For decades, instinctively and in a sort of primitive manner, India showed laal ankh to Pakistan. Years of refusal to engage with either the insurgents or the separatists mean that we no longer have a meaningful intelligence game in Kashmir. And of course, we have no agency to act either, except through force.
It is disappointing that this is how a democracy and a modern State responded, but it is not surprising. Obsessing over something but also refusing to deal with it is a strange paradox, though understandable if one is familiar with the Indian psyche as it has evolved on the communal question.
Refusal to hire minorities and especially Muslims has likely also affected counter-intelligence and espionage and operations capabilities. How many individuals in R&AW and IB have knowledge of Urdu and Pashto (or Mandarin)? It would be interesting to know.
Dulat’s book tells us that our intelligence agencies followed military’s approach. In the absence of defined threats and a doctrine, the system fell into a sort of sleepwalk mode. The political establishment and the media enthusiastically barked up the wrong tree.

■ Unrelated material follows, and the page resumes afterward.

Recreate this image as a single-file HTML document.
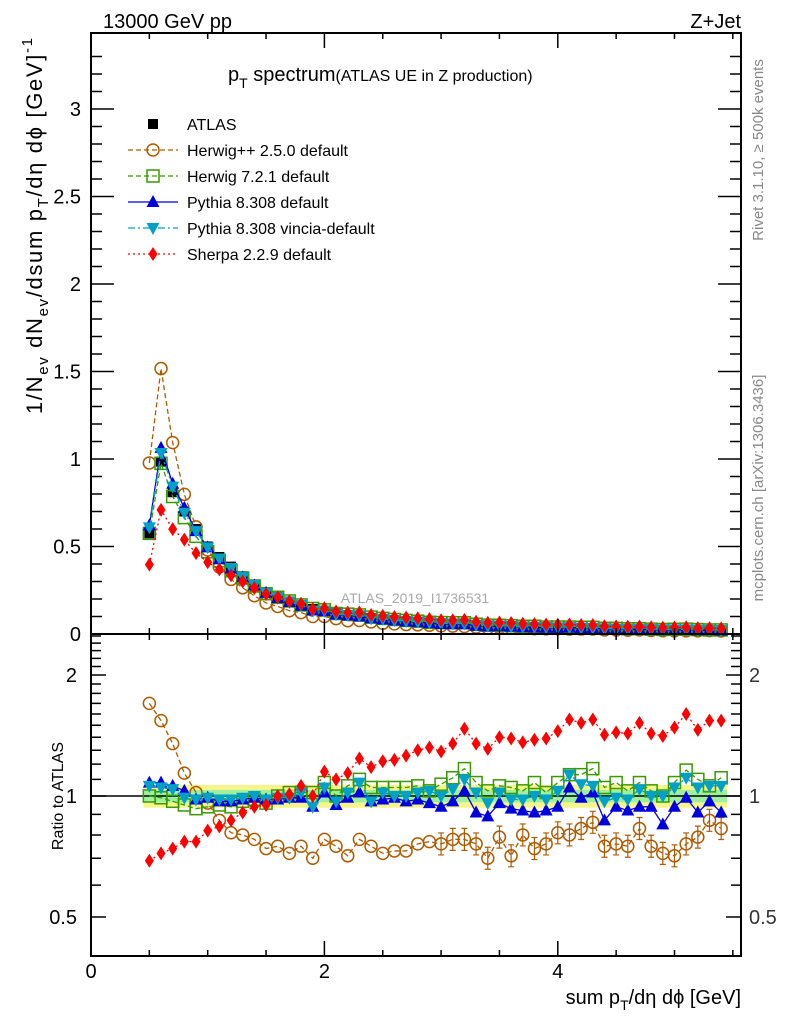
<!DOCTYPE html>
<html><head><meta charset="utf-8"><style>
body{margin:0;background:#fff;}
svg{display:block;font-family:"Liberation Sans",sans-serif;}
</style></head><body>
<svg id="chart" width="786" height="1024" viewBox="0 0 786 1024" xmlns="http://www.w3.org/2000/svg">
<g id="bands"></g>
<g id="marks"></g>
<g id="axes"></g>
<text x="103" y="28" font-size="20">13000 GeV pp</text>
<text x="741" y="28" font-size="20" text-anchor="end">Z+Jet</text>
<text x="228" y="81" font-size="20">p<tspan dy="7" font-size="14">T</tspan><tspan dy="-7"> spectrum</tspan><tspan font-size="16">(ATLAS UE in Z production)</tspan></text>
<text x="415" y="603" font-size="14" fill="#aaa" text-anchor="middle">ATLAS_2019_I1736531</text>
<text transform="translate(763,150) rotate(-90)" font-size="15" fill="#888" text-anchor="middle">Rivet 3.1.10, ≥ 500k events</text>
<text transform="translate(763,488) rotate(-90)" font-size="15" fill="#888" text-anchor="middle">mcplots.cern.ch [arXiv:1306.3436]</text>
<text transform="translate(42,414) rotate(-90)" font-size="22" textLength="376" lengthAdjust="spacing">1/N<tspan dy="6" font-size="15">ev</tspan><tspan dy="-6"> dN</tspan><tspan dy="6" font-size="15">ev</tspan><tspan dy="-6">/dsum p</tspan><tspan dy="6" font-size="15">T</tspan><tspan dy="-6">/dη dϕ  [GeV]</tspan><tspan dy="-10" font-size="15">-1</tspan></text>
<text transform="translate(63,796) rotate(-90)" font-size="16" text-anchor="middle">Ratio to ATLAS</text>
<text x="741" y="1004" font-size="20" text-anchor="end">sum p<tspan dy="6" font-size="14">T</tspan><tspan dy="-6">/dη dϕ [GeV]</tspan></text>
<g id="legend"></g>
</svg>
<script>
const xVals=[0.5,0.6,0.7,0.8,0.9,1.0,1.1,1.2,1.3,1.4,1.5,1.6,1.7,1.8,1.9,2.0,2.1,2.2,2.3,2.4,2.5,2.6,2.7,2.8,2.9,3.0,3.1,3.2,3.3,3.4,3.5,3.6,3.7,3.8,3.9,4.0,4.1,4.2,4.3,4.4,4.5,4.6,4.7,4.8,4.9,5.0,5.1,5.2,5.3,5.4];
const atlasVals=[0.575,0.985,0.81,0.70,0.60,0.50,0.44,0.385,0.33,0.28,0.24,0.21,0.185,0.163,0.143,0.128,0.117,0.107,0.099,0.092,0.085,0.079,0.074,0.069,0.065,0.061,0.058,0.055,0.052,0.049,0.047,0.045,0.043,0.041,0.039,0.037,0.035,0.034,0.033,0.031,0.030,0.029,0.028,0.027,0.026,0.025,0.024,0.023,0.022,0.021];
const herwigppRatio=[1.70,1.54,1.35,1.14,1.02,0.96,0.87,0.81,0.80,0.78,0.74,0.75,0.72,0.75,0.70,0.78,0.75,0.71,0.78,0.75,0.72,0.73,0.73,0.76,0.77,0.76,0.78,0.78,0.76,0.70,0.79,0.71,0.80,0.74,0.76,0.81,0.80,0.83,0.86,0.75,0.76,0.75,0.83,0.75,0.72,0.71,0.76,0.79,0.87,0.83];
const herwig7Ratio=[1.0,0.99,0.97,0.95,0.93,0.94,0.95,0.94,0.97,0.98,0.96,1.0,1.02,1.02,1.02,1.08,1.0,1.06,1.10,1.05,1.05,1.05,1.05,1.06,1.03,1.07,1.11,1.17,1.08,1.03,1.06,1.05,1.03,1.08,1.02,1.08,1.13,1.13,1.17,1.05,1.08,1.03,1.08,1.03,1.0,1.08,1.16,1.10,1.06,1.11];
const pythiaRatio=[1.08,1.08,1.06,1.03,0.98,0.99,0.97,0.97,0.98,0.99,0.98,0.98,0.99,0.99,0.94,1.02,0.95,0.99,1.02,0.97,0.98,0.99,0.97,0.98,0.96,0.94,0.97,1.03,0.91,0.89,0.96,0.93,0.92,0.91,0.92,0.94,1.05,0.99,1.02,0.87,0.94,0.92,0.94,0.94,0.85,0.94,0.99,0.91,0.97,0.91];
const vinciaRatio=[1.06,1.05,1.04,0.99,0.98,0.99,0.98,0.98,0.99,1.0,0.98,0.99,0.99,1.02,0.94,1.05,0.97,1.02,1.08,0.97,1.02,1.0,1.0,1.02,1.03,1.0,1.04,1.10,1.02,0.96,1.02,0.98,0.98,1.0,0.98,1.03,1.13,1.07,1.06,0.97,0.99,0.98,1.04,1.0,1.0,1.05,1.11,1.05,1.06,1.06];
const sherpaRatio=[0.69,0.72,0.74,0.77,0.77,0.82,0.84,0.87,0.91,0.94,0.95,1.0,1.01,1.06,1.0,1.15,1.10,1.14,1.24,1.18,1.22,1.23,1.26,1.30,1.32,1.29,1.35,1.47,1.35,1.31,1.40,1.39,1.36,1.38,1.39,1.45,1.55,1.52,1.55,1.42,1.44,1.43,1.52,1.43,1.41,1.48,1.60,1.46,1.54,1.54];
const mainYTicks=[0,0.5,1,1.5,2,2.5,3];
const mainYLabels=["0","0.5","1","1.5","2","2.5","3"];
const ratioTicks=[0.5,1,2];
const ratioLabels=["0.5","1","2"];
const xTicks=[0,2,4];
const xLabels=["0","2","4"];

const L=91,R=741,MT=33,MB=634,RB=956;
const X=v=>L+v*(650/5.57);
const Y=v=>MB-v*175;
const RY=v=>796-Math.log10(v)*402;
const NS="http://www.w3.org/2000/svg";
function mk(tag,attrs,parent){const e=document.createElementNS(NS,tag);for(const k in attrs)e.setAttribute(k,attrs[k]);parent.appendChild(e);return e;}
const bands=document.getElementById('bands'),marks=document.getElementById('marks'),axes=document.getElementById('axes'),legend=document.getElementById('legend');

const dx=0.05;
{
 let top=[],bot=[],gt=[],gbt=[];
 xVals.forEach((x,i)=>{const e=0.065,g=0.035;
  top.push(X(x-dx)+','+RY(1+e),X(x+dx)+','+RY(1+e));bot.unshift(X(x+dx)+','+RY(1-e),X(x-dx)+','+RY(1-e));
  gt.push(X(x-dx)+','+RY(1+g),X(x+dx)+','+RY(1+g));gbt.unshift(X(x+dx)+','+RY(1-g),X(x-dx)+','+RY(1-g));});
 const yband=mk('polygon',{points:top.concat(bot).join(' '),fill:'#f5f58a'},bands);
 
 
 const gband=mk('polygon',{points:gt.concat(gbt).join(' '),fill:'#9ef09e'},bands);
 
 
}
const one=mk('line',{x1:L,x2:R,y1:RY(1),y2:RY(1),stroke:'#000','stroke-width':1.5},bands);



function marker(type,x,y,color,g){
 let e;
 if(type==='sq') e=mk('rect',{x:x-5,y:y-5,width:10,height:10,fill:'#000'},g);
 else if(type==='circ') e=mk('circle',{cx:x,cy:y,r:6,fill:'none',stroke:color,'stroke-width':1.5},g);
 else if(type==='osq') e=mk('rect',{x:x-6,y:y-6,width:12,height:12,fill:'none',stroke:color,'stroke-width':1.5},g);
 else if(type==='tri') e=mk('polygon',{points:`${x},${y-7} ${x-6.5},${y+5} ${x+6.5},${y+5}`,fill:color},g);
 else if(type==='dtri') e=mk('polygon',{points:`${x},${y+7} ${x-6.5},${y-5} ${x+6.5},${y-5}`,fill:color},g);
 else if(type==='dia') e=mk('polygon',{points:`${x},${y-7} ${x-4.5},${y} ${x},${y+7} ${x+4.5},${y}`,fill:color},g);
 return e;
}
const series=[
 {name:'herwigpp',label:'Herwig++ 2.5.0 default',ratio:herwigppRatio,color:'#b05a00',type:'circ',dash:'5,3'},
 {name:'herwig7',label:'Herwig 7.2.1 default',ratio:herwig7Ratio,color:'#3a9a00',type:'osq',dash:'5,3'},
 {name:'pythia',label:'Pythia 8.308 default',ratio:pythiaRatio,color:'#0000dd',type:'tri',dash:''},
 {name:'vincia',label:'Pythia 8.308 vincia-default',ratio:vinciaRatio,color:'#00a0c8',type:'dtri',dash:'7,3,2,3'},
 {name:'sherpa',label:'Sherpa 2.2.9 default',ratio:sherpaRatio,color:'#ff0000',type:'dia',dash:'2,3'}
];
const ga=mk('g',{},marks);


atlasVals.forEach((v,i)=>{const m=marker('sq',X(xVals[i]),Y(v),'#000',ga);
 
 });
series.forEach(s=>{
 const g=mk('g',{},marks);
 
 
 const mp=xVals.map((x,i)=>X(x)+','+Y(atlasVals[i]*s.ratio[i])).join(' ');
 const rp=xVals.map((x,i)=>X(x)+','+RY(s.ratio[i])).join(' ');
 const l1=mk('polyline',{points:mp,fill:'none',stroke:s.color,'stroke-width':1.3,'stroke-dasharray':s.dash},g);
 
 
 const l2=mk('polyline',{points:rp,fill:'none',stroke:s.color,'stroke-width':1.3,'stroke-dasharray':s.dash},g);
 
 
 xVals.forEach((x,i)=>{
  const m1=marker(s.type,X(x),Y(atlasVals[i]*s.ratio[i]),s.color,g);
  
  
  if(s.name==='herwigpp'&&x>2.95){const yy=RY(s.ratio[i]);
   const eb=mk('path',{d:`M${X(x)},${yy-11}V${yy+11}M${X(x)-3},${yy-11}H${X(x)+3}M${X(x)-3},${yy+11}H${X(x)+3}`,stroke:s.color,'stroke-width':1.2},g);
   
   }
  const m2=marker(s.type,X(x),RY(s.ratio[i]),s.color,g);
  
  
 });
});
const f1=mk('rect',{x:L,y:MT,width:R-L,height:MB-MT,fill:'none',stroke:'#000','stroke-width':2},axes);


const f2=mk('rect',{x:L,y:MB,width:R-L,height:RB-MB,fill:'none',stroke:'#000','stroke-width':2},axes);


let d='';
for(let k=0;k<=33;k++){const v=k*0.1,y=Y(v);if(y<MT)break;const len=(k%5===0)?23:11;d+=`M${L},${y}h${len}M${R},${y}h${-len}`;}
for(let v=0.4;v<=2.55;v+=0.1){const vv=Math.round(v*10)/10;const y=RY(vv);if(y<MB||y>RB)continue;const maj=(vv===0.5||vv===1||vv===2);const len=maj?15:10;d+=`M${L},${y}h${len}M${R},${y}h${-len}`;}
for(let k=0;k<=11;k++){const v=k*0.5,x=X(v);if(x>R)break;const len=(k%4===0)?15:6;d+=`M${x},${MB}v${-len}M${x},${MT}v${len}M${x},${RB}v${-len}M${x},${MB}v${len}`;}
const tk=mk('path',{d:d,stroke:'#000','stroke-width':1.5,fill:'none'},axes);


mainYTicks.forEach((v,i)=>{const t=mk('text',{x:L-10,y:Y(v)+7,'font-size':20,'text-anchor':'end'},axes);t.textContent=mainYLabels[i];
 
 });
ratioTicks.forEach((v,i)=>{const t=mk('text',{x:L-14,y:RY(v)+7,'font-size':20,'text-anchor':'end'},axes);t.textContent=ratioLabels[i];
 
 
 const t2=mk('text',{x:R+8,y:RY(v)+7,'font-size':20,fill:'#333'},axes);t2.textContent=ratioLabels[i];
 
 });
xTicks.forEach((v,i)=>{const t=mk('text',{x:X(v),y:978,'font-size':20,'text-anchor':'middle'},axes);t.textContent=xLabels[i];
 
 });
const lrows=[{label:'ATLAS',type:'sq',color:'#000',dash:null,name:'atlas'}].concat(series);
lrows.forEach((s,i)=>{const y=124+i*26;const g=mk('g',{},legend);
 
 
 if(s.dash!==null) mk('line',{x1:128,x2:178,y1:y,y2:y,stroke:s.color,'stroke-width':1.3,'stroke-dasharray':s.dash},g);
 marker(s.type,153,y,s.color,g);
 const t=mk('text',{x:187,y:y+6,'font-size':16},g);t.textContent=s.label;});
</script>
</body></html>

Building intelligence capabilities now to counter our primary threat, China, will not be easy. We will need to write the doctrine and the strategy and that will not be easy for a government that prefers certitude over doubt. It will require, above all, the nation to be weaned off the ideas that the problem is terrorism and the adversary is Pakistan, as well as the belief that the current policy in Kashmir is meaningful or sustainable. None of this is, of course, going to happen.
For this reason, we will bumble along. The light that Dulat shines on the state of affairs is at once bright and illuminating and also very depressing and scary.